Querying the same document using CSS:

document = Oga.parse_xml <<-EOF
<people>
  <person id="1">
    <name>Alice</name>
    <age>28</name>
  </person>
</people>
EOF

# The "css" method returns an enumerable (Oga::XML::NodeSet) that you can
# iterate over.
document.css('people person').each do |person|
  puts person.get('id') # => "1"

  # The "at_css" method returns a single node from a set, it's the same as
  # person.css('name').first.
  puts person.at_css('name').text # => "Alice"
end

Modifying a document and serializing it back to XML:

document = Oga.parse_xml('<people><person>Alice</person></people>')
name     = document.at_xpath('people/person[1]/text()')

name.text = 'Bob'

document.to_xml # => "<people><person>Bob</person></people>"

Querying a document using a namespace:

document = Oga.parse_xml('<root xmlns:x="foo"><x:div></x:div></root>')
div      = document.xpath('root/x:div').first

div.namespace # => Namespace(name: "x" uri: "foo")

Features

  • Support for parsing XML and HTML(5)
    • DOM parsing
    • Stream/pull parsing
    • SAX parsing
  • Low memory footprint
  • High performance (taking into account most work happens in Ruby)
  • Support for XPath 1.0
  • CSS3 selector support
  • XML namespace support (registering, querying, etc)
  • Windows support

Requirements

Ruby Required Recommended
MRI >= 1.9.3 >= 2.1.2
Rubinius >= 2.2 >= 2.2.10
JRuby >= 1.7 >= 1.7.12
Maglev Not supported
Topaz Not supported
mruby Not supported

Maglev and Topaz are not supported due to the lack of a C API (that I know of) and the lack of active development of these Ruby implementations. mruby is not supported because it's a very different implementation all together.

To install Oga on MRI or Rubinius you'll need to have a working compiler such as gcc or clang. Oga's C extension can be compiled with both. JRuby does not require a compiler as the native extension is compiled during the Gem building process and bundled inside the Gem itself.

Thread Safety

Oga does not use a unsynchronized global mutable state. As a result of this you can parse/create documents concurrently without any problems. Modifying documents concurrently can lead to bugs as these operations are not synchronized.
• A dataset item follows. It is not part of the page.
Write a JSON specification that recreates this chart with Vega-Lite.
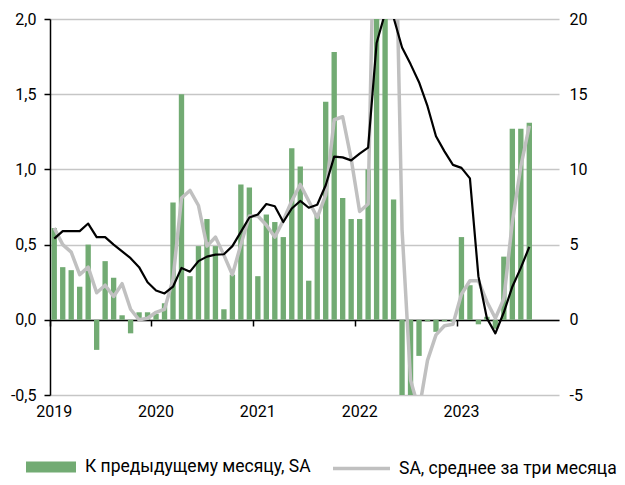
{
  "$schema": "https://vega.github.io/schema/vega-lite/v6.json",
  "width": 509,
  "height": 376,
  "autosize": {"type": "none"},
  "padding": {"left": 50, "top": 19, "right": 66, "bottom": 90},
  "background": "white",
  "config": {
    "view": {"stroke": null},
    "font": "Roboto",
    "axis": {"labelFont": "Roboto", "labelFontSize": 16, "labelColor": "#000000"},
    "legend": {"labelFont": "Roboto", "labelFontSize": 17.5, "labelColor": "#000000", "labelLimit": 0}
  },
  "data": {
    "values": [
      {"m": "2019-01", "bar": 0.61, "avg": 0.61, "blk": 5.4},
      {"m": "2019-02", "bar": 0.35, "avg": 0.50, "blk": 5.9},
      {"m": "2019-03", "bar": 0.33, "avg": 0.45, "blk": 5.9},
      {"m": "2019-04", "bar": 0.22, "avg": 0.30, "blk": 5.9},
      {"m": "2019-05", "bar": 0.50, "avg": 0.35, "blk": 6.4},
      {"m": "2019-06", "bar": -0.20, "avg": 0.18, "blk": 5.5},
      {"m": "2019-07", "bar": 0.39, "avg": 0.23, "blk": 5.5},
      {"m": "2019-08", "bar": 0.28, "avg": 0.155, "blk": 5.0},
      {"m": "2019-09", "bar": 0.03, "avg": 0.24, "blk": 4.55},
      {"m": "2019-10", "bar": -0.09, "avg": 0.07, "blk": 4.1},
      {"m": "2019-11", "bar": 0.05, "avg": 0.0, "blk": 3.5},
      {"m": "2019-12", "bar": 0.05, "avg": 0.01, "blk": 2.5},
      {"m": "2020-01", "bar": 0.04, "avg": 0.05, "blk": 1.95},
      {"m": "2020-02", "bar": 0.11, "avg": 0.07, "blk": 1.75},
      {"m": "2020-03", "bar": 0.78, "avg": 0.27, "blk": 2.2},
      {"m": "2020-04", "bar": 1.50, "avg": 0.81, "blk": 3.45},
      {"m": "2020-05", "bar": 0.29, "avg": 0.86, "blk": 3.2},
      {"m": "2020-06", "bar": 0.49, "avg": 0.76, "blk": 3.9},
      {"m": "2020-07", "bar": 0.67, "avg": 0.49, "blk": 4.2},
      {"m": "2020-08", "bar": 0.49, "avg": 0.55, "blk": 4.33},
      {"m": "2020-09", "bar": 0.07, "avg": 0.43, "blk": 4.36},
      {"m": "2020-10", "bar": 0.30, "avg": 0.30, "blk": 4.9},
      {"m": "2020-11", "bar": 0.90, "avg": 0.50, "blk": 5.85},
      {"m": "2020-12", "bar": 0.88, "avg": 0.69, "blk": 6.8},
      {"m": "2021-01", "bar": 0.29, "avg": 0.69, "blk": 7.0},
      {"m": "2021-02", "bar": 0.70, "avg": 0.63, "blk": 7.7},
      {"m": "2021-03", "bar": 0.65, "avg": 0.55, "blk": 7.55},
      {"m": "2021-04", "bar": 0.55, "avg": 0.66, "blk": 6.5},
      {"m": "2021-05", "bar": 1.14, "avg": 0.79, "blk": 7.4},
      {"m": "2021-06", "bar": 1.02, "avg": 0.90, "blk": 7.9},
      {"m": "2021-07", "bar": 0.26, "avg": 0.79, "blk": 7.45},
      {"m": "2021-08", "bar": 0.70, "avg": 0.68, "blk": 7.65},
      {"m": "2021-09", "bar": 1.45, "avg": 0.83, "blk": 8.95},
      {"m": "2021-10", "bar": 1.78, "avg": 1.33, "blk": 10.85},
      {"m": "2021-11", "bar": 0.81, "avg": 1.35, "blk": 10.8},
      {"m": "2021-12", "bar": 0.67, "avg": 1.07, "blk": 10.6},
      {"m": "2022-01", "bar": 0.67, "avg": 0.72, "blk": 11.05},
      {"m": "2022-02", "bar": 1.00, "avg": 0.77, "blk": 11.45},
      {"m": "2022-03", "bar": 2.6, "avg": 3.5, "blk": 18.4},
      {"m": "2022-04", "bar": 2.4, "avg": 4.0, "blk": 20.4},
      {"m": "2022-05", "bar": 0.80, "avg": 3.3, "blk": 20.1},
      {"m": "2022-06", "bar": -0.7, "avg": 0.6, "blk": 18.1},
      {"m": "2022-07", "bar": -0.6, "avg": -0.4, "blk": 17.0},
      {"m": "2022-08", "bar": -0.24, "avg": -0.6, "blk": 15.8},
      {"m": "2022-09", "bar": -0.01, "avg": -0.27, "blk": 14.2},
      {"m": "2022-10", "bar": -0.08, "avg": -0.10, "blk": 12.2},
      {"m": "2022-11", "bar": -0.01, "avg": -0.04, "blk": 11.2},
      {"m": "2022-12", "bar": -0.01, "avg": -0.03, "blk": 10.3},
      {"m": "2023-01", "bar": 0.55, "avg": 0.17, "blk": 10.1},
      {"m": "2023-02", "bar": 0.23, "avg": 0.26, "blk": 9.4},
      {"m": "2023-03", "bar": -0.03, "avg": 0.26, "blk": 2.9},
      {"m": "2023-04", "bar": 0.02, "avg": 0.12, "blk": 0.1},
      {"m": "2023-05", "bar": -0.06, "avg": 0.01, "blk": -0.9},
      {"m": "2023-06", "bar": 0.42, "avg": 0.14, "blk": 0.5},
      {"m": "2023-07", "bar": 1.27, "avg": 0.65, "blk": 2.2},
      {"m": "2023-08", "bar": 1.27, "avg": 1.02, "blk": 3.45},
      {"m": "2023-09", "bar": 1.31, "avg": 1.29, "blk": 4.85}
    ]
  },
  "encoding": {
    "x": {
      "field": "m",
      "type": "ordinal",
      "sort": null,
      "scale": {
        "domain": ["2019-01","2019-02","2019-03","2019-04","2019-05","2019-06","2019-07","2019-08","2019-09","2019-10","2019-11","2019-12",
                   "2020-01","2020-02","2020-03","2020-04","2020-05","2020-06","2020-07","2020-08","2020-09","2020-10","2020-11","2020-12",
                   "2021-01","2021-02","2021-03","2021-04","2021-05","2021-06","2021-07","2021-08","2021-09","2021-10","2021-11","2021-12",
                   "2022-01","2022-02","2022-03","2022-04","2022-05","2022-06","2022-07","2022-08","2022-09","2022-10","2022-11","2022-12",
                   "2023-01","2023-02","2023-03","2023-04","2023-05","2023-06","2023-07","2023-08","2023-09","2023-10","2023-11","2023-12"],
        "paddingInner": 0.37,
        "paddingOuter": 0.185
      },
      "axis": {
        "orient": "bottom",
        "offset": -75,
        "values": ["2019-01","2020-01","2021-01","2022-01","2023-01"],
        "labelExpr": "slice(datum.value, 0, 4)",
        "bandPosition": -0.29,
        "labelAngle": 0,
        "tickSize": 6,
        "tickColor": "#000000",
        "tickWidth": 1.5,
        "domainColor": "#000000",
        "domainWidth": 1.5,
        "labelPadding": 77,
        "grid": false,
        "title": null
      }
    }
  },
  "layer": [
    {
      "layer": [
        {
          "mark": {"type": "bar", "clip": true},
          "encoding": {
            "y": {
              "field": "bar",
              "type": "quantitative",
              "scale": {"domain": [-0.5, 2.0], "nice": false, "zero": false},
              "axis": {
                "orient": "left",
                "values": [-0.5, 0, 0.5, 1, 1.5, 2],
                "labelExpr": "(datum.value < 0 ? '-' : '') + replace(format(abs(datum.value), '.1f'), '.', ',')",
                "grid": true,
                "gridColor": "#c6c6c6",
                "gridWidth": 1.5,
                "domainColor": "#000000",
                "domainWidth": 1.5,
                "tickColor": "#000000",
                "tickWidth": 1.5,
                "tickSize": 6,
                "labelPadding": 8,
                "title": null
              }
            },
            "fill": {
              "datum": "К предыдущему месяцу, SA",
              "type": "nominal",
              "scale": {"range": ["#72ab73"]},
              "legend": {
                "orient": "none",
                "legendX": -24,
                "legendY": 423,
                "title": null,
                "padding": 0,
                "symbolType": "M-1,-0.22H1V0.22H-1Z",
                "symbolSize": 2500,
                "symbolStrokeWidth": 0,
                "symbolOpacity": 1,
                "labelOffset": 9,
                "labelLimit": 0
              }
            }
          }
        },
        {
          "mark": {"type": "line", "clip": true, "strokeWidth": 3.5, "strokeJoin": "round"},
          "encoding": {
            "y": {"field": "avg", "type": "quantitative"},
            "stroke": {
              "datum": "SA, среднее за три месяца",
              "type": "nominal",
              "scale": {"range": ["#c0c0c0"]},
              "legend": {
                "orient": "none",
                "legendX": 281,
                "legendY": 419,
                "title": null,
                "padding": 0,
                "symbolType": "stroke",
                "symbolSize": 3250,
                "symbolStrokeWidth": 3.5,
                "labelOffset": 7,
                "labelLimit": 0
              }
            }
          }
        }
      ]
    },
    {
      "mark": {"type": "line", "clip": true, "color": "#000000", "strokeWidth": 2.2, "strokeJoin": "round"},
      "encoding": {
        "y": {
          "field": "blk",
          "type": "quantitative",
          "scale": {"domain": [-5, 20], "nice": false, "zero": false},
          "axis": {
            "orient": "right",
            "values": [-5, 0, 5, 10, 15, 20],
            "labelExpr": "(datum.value < 0 ? '-' : '') + format(abs(datum.value), 'd')",
            "grid": false,
            "domain": false,
            "ticks": false,
            "labelPadding": 10,
            "title": null
          }
        }
      }
    }
  ],
  "resolve": {"scale": {"y": "independent"}}
}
Some querying operations will cache data in instance variables, without synchronization. An example is Oga::XML::Element#namespace which will cache an element's namespace after the first call.

In general it's recommended to not use the same document in multiple threads at the same time.

Namespace Support

Oga fully supports parsing/registering XML namespaces as well as querying them using XPath. For example, take the following XML:

<root xmlns="http://example.com">
    <bar>bar</bar>
</root>

If one were to try and query the bar element (e.g. using XPath root/bar) they'd end up with an empty node set. This is due to <root> defining an alternative default namespace. Instead you can query this element using the following XPath:

*[local-name() = "root"]/*[local-name() = "bar"]
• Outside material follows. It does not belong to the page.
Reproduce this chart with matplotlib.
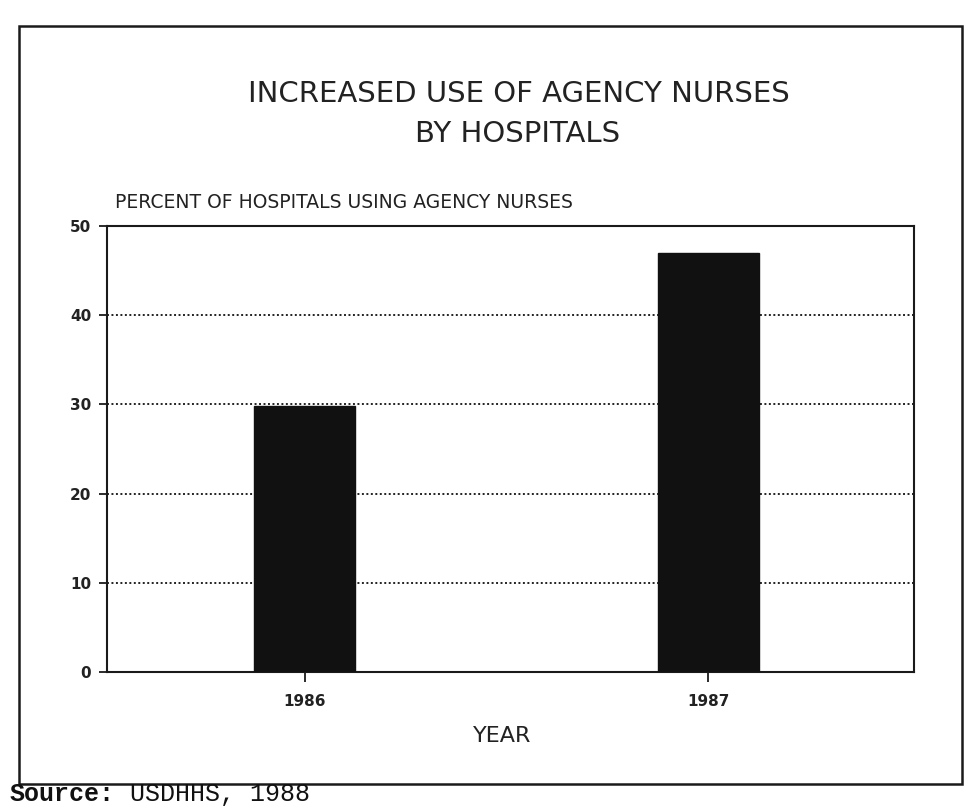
import matplotlib
matplotlib.use("Agg")
import matplotlib.pyplot as plt
from matplotlib.patches import Rectangle

# ---- data ----
years = ["1986", "1987"]
percent_using_agency = [29.8, 47.0]
y_ticks = [0, 10, 20, 30, 40, 50]
grid_levels = [10, 20, 30, 40]

title_line1 = "INCREASED USE OF AGENCY NURSES"
title_line2 = "BY HOSPITALS"
y_caption = "PERCENT OF HOSPITALS USING AGENCY NURSES"
x_caption = "YEAR"
source_bold = "Source:"
source_rest = "USDHHS, 1988"

W, H = 968, 808
fig = plt.figure(figsize=(W / 100, H / 100), dpi=100)
fig.patch.set_facecolor("white")

def fx(px):
    return px / W

def fy(py):
    return (H - py) / H

# outer frame
frame = Rectangle((fx(19), fy(784)), fx(962) - fx(19), fy(26) - fy(784),
                  transform=fig.transFigure, fill=False, lw=1.8,
                  edgecolor="#1a1a1a", zorder=0)
fig.patches.append(frame)

# axes
ax = fig.add_axes([fx(107), fy(672), fx(914) - fx(107), fy(226) - fy(672)])
x = list(range(len(years)))
ax.bar(x, percent_using_agency, width=0.25, color="#111111",
       edgecolor="#111111", zorder=3)
for g in grid_levels:
    ax.axhline(g, color="#222222", lw=1.4, linestyle=(0, (1, 1.3)), zorder=1)

ax.set_xlim(-0.49, 1.51)
ax.set_ylim(0, 50)
ax.set_xticks(x)
ax.set_xticklabels(years, fontsize=11, fontweight="bold", color="#222222")
ax.set_yticks(y_ticks)
ax.set_yticklabels([str(t) for t in y_ticks], fontsize=11,
                   fontweight="bold", color="#222222")
ax.tick_params(axis="y", direction="out", length=5.8, width=1.3, pad=5.5,
               color="#1a1a1a")
ax.tick_params(axis="x", direction="out", length=7.2, width=1.3, pad=8.5,
               color="#1a1a1a")
for s in ax.spines.values():
    s.set_linewidth(1.5)
    s.set_color("#1a1a1a")

# texts
fig.text(fx(519), fy(93.5), title_line1, ha="center", va="center",
         fontsize=21, color="#222222")
fig.text(fx(518), fy(134), title_line2, ha="center", va="center",
         fontsize=21, color="#222222")
fig.text(fx(115), fy(203), y_caption, ha="left", va="center",
         fontsize=13.5, color="#222222")
fig.text(fx(502), fy(735.5), x_caption, ha="center", va="center",
         fontsize=16, color="#222222")

fs_src = 18
cw = fs_src * 100 / 72 * 0.6
fig.text(fx(10), fy(801), source_bold, ha="left", va="baseline",
         fontsize=fs_src, family="Liberation Mono", fontweight="bold",
         color="#111111")
fig.text(fx(10 + 8 * cw), fy(801), source_rest, ha="left", va="baseline",
         fontsize=fs_src, family="Liberation Mono", color="#111111")

fig.savefig("out.png", dpi=100, facecolor="white")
Alternatively, if you don't really care where the <bar> element is located you can use the following:

descendant::*[local-name() = "bar"]

And if you want to specify an explicit namespace URI, you can use this:

descendant::*[local-name() = "bar" and namespace-uri() = "http://example.com"]
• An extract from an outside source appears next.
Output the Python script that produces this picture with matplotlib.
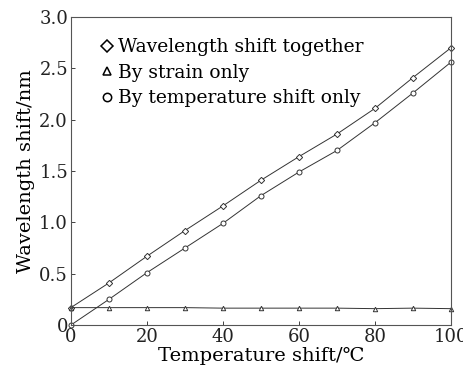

Unlike Nokogiri, Oga does not provide a way to create "dynamic" namespaces. That is, Nokogiri allows one to query the above document as following:

document = Nokogiri::XML('<root xmlns="http://example.com"><bar>bar</bar></root>')

document.xpath('x:root/x:bar', :x => 'http://example.com')

Oga does have a small trick you can use to cut down the size of your XPath queries. Because Oga assigns the name "xmlns" to default namespaces you can use this in your XPath queries:

document = Oga.parse_xml('<root xmlns="http://example.com"><bar>bar</bar></root>')

document.xpath('xmlns:root/xmlns:bar')

When using this you can still restrict the query to the correct namespace URI:

document.xpath('xmlns:root[namespace-uri() = "http://example.com"]/xmlns:bar')

In the future I might add an API to ease this process, although at this time I have little interest in providing an API similar to Nokogiri.

HTML5 Support

Oga fully supports HTML5 including the omission of certain tags. For example, the following is parsed just fine:

<li>Hello
<li>World

This is effectively parsed into:

<li>Hello</li>
<li>World</li>

One exception Oga makes is that it does not automatically insert html, head and body tags. Automatically inserting these tags requires a distinction between documents and fragments as a user might not always want these tags to be inserted if left out. This complicates the user facing API as well as complicating the parsing internals of Oga. As a result I have decided that Oga does not insert these tags when left out.

A more in depth explanation can be found here: https://github.com/YorickPeterse/oga/issues/98#issuecomment-96833066.

Documentation

The documentation is best viewed on the documentation website.

  • {file:CONTRIBUTING Contributing}
  • {file:changelog Changelog}
  • {file:migrating_from_nokogiri Migrating From Nokogiri}
  • {Oga::XML::Parser XML Parser}
  • {Oga::XML::SaxParser XML SAX Parser}
  • {file:xml_namespaces XML Namespaces}

Why Another HTML/XML parser?

Currently there are a few existing parser out there, the most famous one being Nokogiri. Another parser that's becoming more popular these days is Ox. Ruby's standard library also comes with REXML.

The sad truth is that these existing libraries are problematic in their own ways. Nokogiri for example is extremely unstable on Rubinius. On MRI it works because of the non conccurent nature of MRI, on JRuby it works because it's implemented as Java. Nokogiri also uses libxml2 which is a massive beast of a library, is not thread-safe and problematic to install on certain platforms (apparently). I don't want to compile libxml2 every time I install Nokogiri either.

To give an example about the issues with Nokogiri on Rubinius (or any other Ruby implementation that is not MRI or JRuby), take a look at these issues:

Some of these have been fixed, some have not. The core problem remains: Nokogiri acts in a way that there can be a large number of places where it might break due to throwing around void pointers and what not and expecting that things magically work. Note that I have nothing against the people running these projects, I just heavily, heavily dislike the resulting codebase one has to deal with today.

Ox looks very promising but it lacks a rather crucial feature: parsing HTML (without using a SAX API). It's also again a C extension making debugging more of a pain (at least for me).

I just want an XML/HTML parser that I can rely on stability wise and that is written in Ruby so I can actually debug it. In theory it should also make it easier for other Ruby developers to contribute.

License

All source code in this repository is subject to the terms of the Mozilla Public License, version 2.0 unless stated otherwise. A copy of this license can be found the file "LICENSE" or at https://www.mozilla.org/MPL/2.0/.